All the main parties - Unionist and nationalist - are united in opposing a woman's right to choose. During the negotiations which brought about the 1998 Good Friday Agreement, one of the few things upon which politicians from across the sectarian divide were united was their determination that the 1967 Abortion Act would not be extended from Britain to Northern Ireland.
Unsurprisingly, the Democratic Unionist Party - dominated by religious fundamentalists - remains staunchly opposed to abortion in any circumstances. But even Sinn Féin - which styles itself as a 'progressive' party - has only belatedly come to support access to abortion in cases of fatal foetal abnormality this year, with opposition from some leading figures, and remains opposed to abortion rights for rape victims.

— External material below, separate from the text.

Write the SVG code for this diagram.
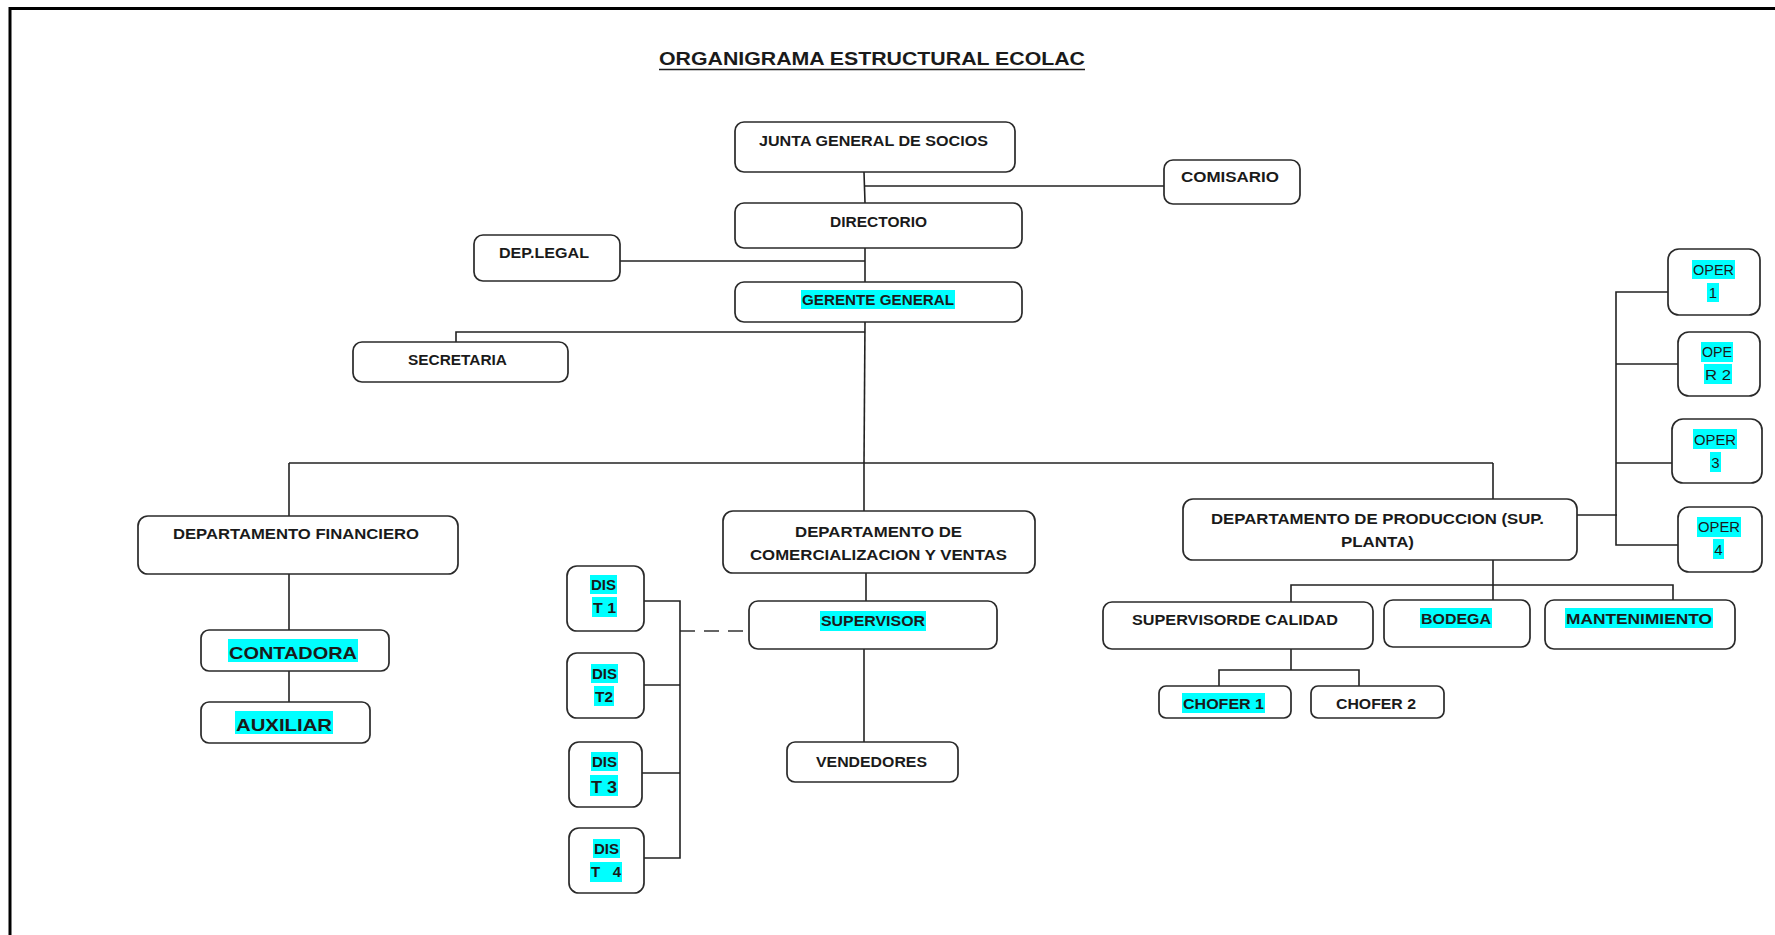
<svg xmlns="http://www.w3.org/2000/svg" width="1775" height="935" viewBox="0 0 1775 935">
<style>
.box{fill:#fff;stroke:#2a2a2a;stroke-width:1.7}
.ln{fill:none;stroke:#222;stroke-width:1.6}
.dash{fill:none;stroke:#333;stroke-width:1.6;stroke-dasharray:15 9}
.t{font-family:"Liberation Sans",Arial,sans-serif;font-weight:bold;font-size:14px;fill:#1a1a1a}
.tn{font-family:"Liberation Sans",Arial,sans-serif;font-weight:normal;font-size:15px;fill:#1a1a1a}
.big{font-size:17px}
.hl{fill:#00ffff}
</style>
<rect x="0" y="0" width="1775" height="935" fill="#fff"/>
<g id="frame">
<line x1="9" y1="8.5" x2="1775" y2="8.5" stroke="#000" stroke-width="3"/>
<line x1="10" y1="7" x2="10" y2="935" stroke="#000" stroke-width="3"/>
</g>
<g id="title">
<text class="t" x="659" y="65" style="font-size:19px" textLength="426" lengthAdjust="spacingAndGlyphs">ORGANIGRAMA ESTRUCTURAL  ECOLAC</text>
<line x1="659" y1="69.5" x2="1085" y2="69.5" stroke="#1a1a1a" stroke-width="1.5"/>
</g>
<g id="connectors">
<path class="ln" d="M864,172 L865,203"/>
<path class="ln" d="M864,186 H1164"/>
<path class="ln" d="M865,248 V282"/>
<path class="ln" d="M620,261 H865"/>
<path class="ln" d="M865,322 L864,463"/>
<path class="ln" d="M865,332 H456 V342"/>
<path class="ln" d="M289,463 H1493"/>
<path class="ln" d="M289,463 V516"/>
<path class="ln" d="M864,463 V511"/>
<path class="ln" d="M1493,463 V499"/>
<path class="ln" d="M289,574 V630"/>
<path class="ln" d="M289,671 V702"/>
<path class="ln" d="M866,573 V601"/>
<path class="ln" d="M864,649 V742"/>
<path class="dash" d="M680,631 H749"/>
<path class="ln" d="M644,601 H680 V858 H644"/>
<path class="ln" d="M644,685 H680"/>
<path class="ln" d="M642,773 H680"/>
<path class="ln" d="M1577,515 H1617"/>
<path class="ln" d="M1668,292 H1616 V545 H1678"/>
<path class="ln" d="M1616,364 H1678"/>
<path class="ln" d="M1616,463 H1672"/>
<path class="ln" d="M1493,560 V600"/>
<path class="ln" d="M1291,602 V585 H1673 V600"/>
<path class="ln" d="M1291,649 V670"/>
<path class="ln" d="M1219,686 V670 H1359 V686"/>
</g>
<g id="junta">
<rect class="box" x="735" y="122" width="280" height="50" rx="9"/>
<text class="t" x="759" y="146" textLength="229" lengthAdjust="spacingAndGlyphs">JUNTA GENERAL DE SOCIOS</text>
</g>
<g id="comisario">
<rect class="box" x="1164" y="160" width="136" height="44" rx="9"/>
<text class="t" x="1181" y="182" textLength="98" lengthAdjust="spacingAndGlyphs">COMISARIO</text>
</g>
<g id="directorio">
<rect class="box" x="735" y="203" width="287" height="45" rx="9"/>
<text class="t" x="830" y="227" textLength="97" lengthAdjust="spacingAndGlyphs">DIRECTORIO</text>
</g>
<g id="deplegal">
<rect class="box" x="474" y="235" width="146" height="46" rx="9"/>
<text class="t" x="499" y="258" textLength="90" lengthAdjust="spacingAndGlyphs">DEP.LEGAL</text>
</g>
<g id="gerente">
<rect class="box" x="735" y="282" width="287" height="40" rx="9"/>
<rect class="hl" x="801" y="290" width="154" height="19"/>
<text class="t" x="802" y="305" textLength="152" lengthAdjust="spacingAndGlyphs">GERENTE GENERAL</text>
</g>
<g id="secretaria">
<rect class="box" x="353" y="342" width="215" height="40" rx="9"/>
<text class="t" x="408" y="365" textLength="99" lengthAdjust="spacingAndGlyphs">SECRETARIA</text>
</g>
<g id="financiero">
<rect class="box" x="138" y="516" width="320" height="58" rx="10"/>
<text class="t" x="173" y="539" textLength="246" lengthAdjust="spacingAndGlyphs">DEPARTAMENTO FINANCIERO</text>
</g>
<g id="comercializacion">
<rect class="box" x="723" y="511" width="312" height="62" rx="10"/>
<text class="t" x="795" y="537" textLength="167" lengthAdjust="spacingAndGlyphs">DEPARTAMENTO DE</text>
<text class="t" x="750" y="560" textLength="257" lengthAdjust="spacingAndGlyphs">COMERCIALIZACION Y VENTAS</text>
</g>
<g id="produccion">
<rect class="box" x="1183" y="499" width="394" height="61" rx="10"/>
<text class="t" x="1211" y="524" textLength="333" lengthAdjust="spacingAndGlyphs">DEPARTAMENTO DE PRODUCCION (SUP.</text>
<text class="t" x="1341" y="547" textLength="73" lengthAdjust="spacingAndGlyphs">PLANTA)</text>
</g>
<g id="contadora">
<rect class="box" x="201" y="630" width="188" height="41" rx="8"/>
<rect class="hl" x="228" y="639" width="130" height="23"/>
<text class="t big" x="229" y="659" textLength="128" lengthAdjust="spacingAndGlyphs">CONTADORA</text>
</g>
<g id="auxiliar">
<rect class="box" x="201" y="702" width="169" height="41" rx="8"/>
<rect class="hl" x="235" y="711" width="98" height="23"/>
<text class="t big" x="236" y="731" textLength="96" lengthAdjust="spacingAndGlyphs">AUXILIAR</text>
</g>
<g id="dist1">
<rect class="box" x="567" y="566" width="77" height="65" rx="10"/>
<rect class="hl" x="590" y="575" width="27" height="19"/>
<rect class="hl" x="592" y="597" width="25" height="20"/>
<text class="t" x="591" y="590" textLength="25" lengthAdjust="spacingAndGlyphs">DIS</text>
<text class="t" x="593" y="613" textLength="23" lengthAdjust="spacingAndGlyphs" style="font-size:15px">T 1</text>
</g>
<g id="dist2">
<rect class="box" x="567" y="653" width="77" height="65" rx="10"/>
<rect class="hl" x="591" y="664" width="27" height="19"/>
<rect class="hl" x="594" y="686" width="20" height="20"/>
<text class="t" x="592" y="679" textLength="25" lengthAdjust="spacingAndGlyphs">DIS</text>
<text class="t" x="595" y="702" textLength="18" lengthAdjust="spacingAndGlyphs">T2</text>
</g>
<g id="dist3">
<rect class="box" x="569" y="742" width="73" height="65" rx="10"/>
<rect class="hl" x="591" y="752" width="27" height="19"/>
<rect class="hl" x="590" y="775" width="28" height="21"/>
<text class="t" x="592" y="767" textLength="25" lengthAdjust="spacingAndGlyphs">DIS</text>
<text class="t" x="591" y="793" textLength="26" lengthAdjust="spacingAndGlyphs" style="font-size:17px">T 3</text>
</g>
<g id="dist4">
<rect class="box" x="569" y="828" width="75" height="65" rx="10"/>
<rect class="hl" x="593" y="839" width="27" height="19"/>
<rect class="hl" x="590" y="862" width="32" height="20"/>
<text class="t" x="594" y="854" textLength="25" lengthAdjust="spacingAndGlyphs">DIS</text>
<text class="t" x="591" y="877" textLength="30" lengthAdjust="spacing" style="font-size:15px" xml:space="preserve">T  4</text>
</g>
<g id="supervisor">
<rect class="box" x="749" y="601" width="248" height="48" rx="9"/>
<rect class="hl" x="820" y="611" width="106" height="20"/>
<text class="t" x="821" y="626" textLength="104" lengthAdjust="spacingAndGlyphs">SUPERVISOR</text>
</g>
<g id="vendedores">
<rect class="box" x="787" y="742" width="171" height="40" rx="8"/>
<text class="t" x="816" y="767" textLength="111" lengthAdjust="spacingAndGlyphs">VENDEDORES</text>
</g>
<g id="oper1">
<rect class="box" x="1668" y="249" width="92" height="66" rx="11"/>
<rect class="hl" x="1692" y="260" width="43" height="19"/>
<rect class="hl" x="1707" y="283" width="12" height="19"/>
<text class="tn" x="1693" y="275" textLength="41" lengthAdjust="spacingAndGlyphs">OPER</text>
<text class="tn" x="1713" y="298" text-anchor="middle">1</text>
</g>
<g id="oper2">
<rect class="box" x="1678" y="332" width="82" height="64" rx="11"/>
<rect class="hl" x="1701" y="342" width="32" height="20"/>
<rect class="hl" x="1704" y="364" width="28" height="20"/>
<text class="tn" x="1702" y="357" textLength="30" lengthAdjust="spacingAndGlyphs">OPE</text>
<text class="tn" x="1705" y="380" textLength="26" lengthAdjust="spacingAndGlyphs">R 2</text>
</g>
<g id="oper3">
<rect class="box" x="1672" y="419" width="90" height="64" rx="11"/>
<rect class="hl" x="1693" y="429" width="44" height="20"/>
<rect class="hl" x="1710" y="452" width="11" height="20"/>
<text class="tn" x="1694" y="445" textLength="42" lengthAdjust="spacingAndGlyphs">OPER</text>
<text class="tn" x="1715.5" y="468" text-anchor="middle">3</text>
</g>
<g id="oper4">
<rect class="box" x="1678" y="507" width="84" height="65" rx="11"/>
<rect class="hl" x="1697" y="517" width="44" height="20"/>
<rect class="hl" x="1713" y="539" width="11" height="20"/>
<text class="tn" x="1698" y="532" textLength="42" lengthAdjust="spacingAndGlyphs">OPER</text>
<text class="tn" x="1718.5" y="555" text-anchor="middle">4</text>
</g>
<g id="supcalidad">
<rect class="box" x="1103" y="602" width="270" height="47" rx="9"/>
<text class="t" x="1132" y="625" textLength="206" lengthAdjust="spacingAndGlyphs">SUPERVISORDE CALIDAD</text>
</g>
<g id="bodega">
<rect class="box" x="1384" y="600" width="146" height="47" rx="9"/>
<rect class="hl" x="1420" y="608" width="72" height="20"/>
<text class="t" x="1421" y="624" textLength="70" lengthAdjust="spacingAndGlyphs">BODEGA</text>
</g>
<g id="mantenimiento">
<rect class="box" x="1545" y="600" width="190" height="49" rx="9"/>
<rect class="hl" x="1565" y="608" width="148" height="20"/>
<text class="t" x="1566" y="624" textLength="146" lengthAdjust="spacingAndGlyphs">MANTENIMIENTO</text>
</g>
<g id="chofer1">
<rect class="box" x="1159" y="686" width="132" height="32" rx="7"/>
<rect class="hl" x="1182" y="693" width="83" height="20"/>
<text class="t" x="1183" y="709" textLength="81" lengthAdjust="spacingAndGlyphs">CHOFER 1</text>
</g>
<g id="chofer2">
<rect class="box" x="1311" y="686" width="133" height="32" rx="7"/>
<text class="t" x="1336" y="709" textLength="80" lengthAdjust="spacingAndGlyphs">CHOFER 2</text>
</g>
</svg>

These politicians are out of touch with ordinary people, with polls showing a significant majority in favour of dramatically extending abortion rights.
The High Court's ruling will be appealed by anti-choice groups and face obstruction within the Assembly. An active movement on the streets is the best way to secure this victory and ensure that it is a first step towards winning women's right to control their own bodies.
The fight for abortion rights must be connected to a broader movement for real choice - for secular sex education in a school system currently dominated by the churches; for access to free contraception; for access to free IVF treatment; for jobs, homes and benefits which allow people to provide a decent life for children they do wish to have.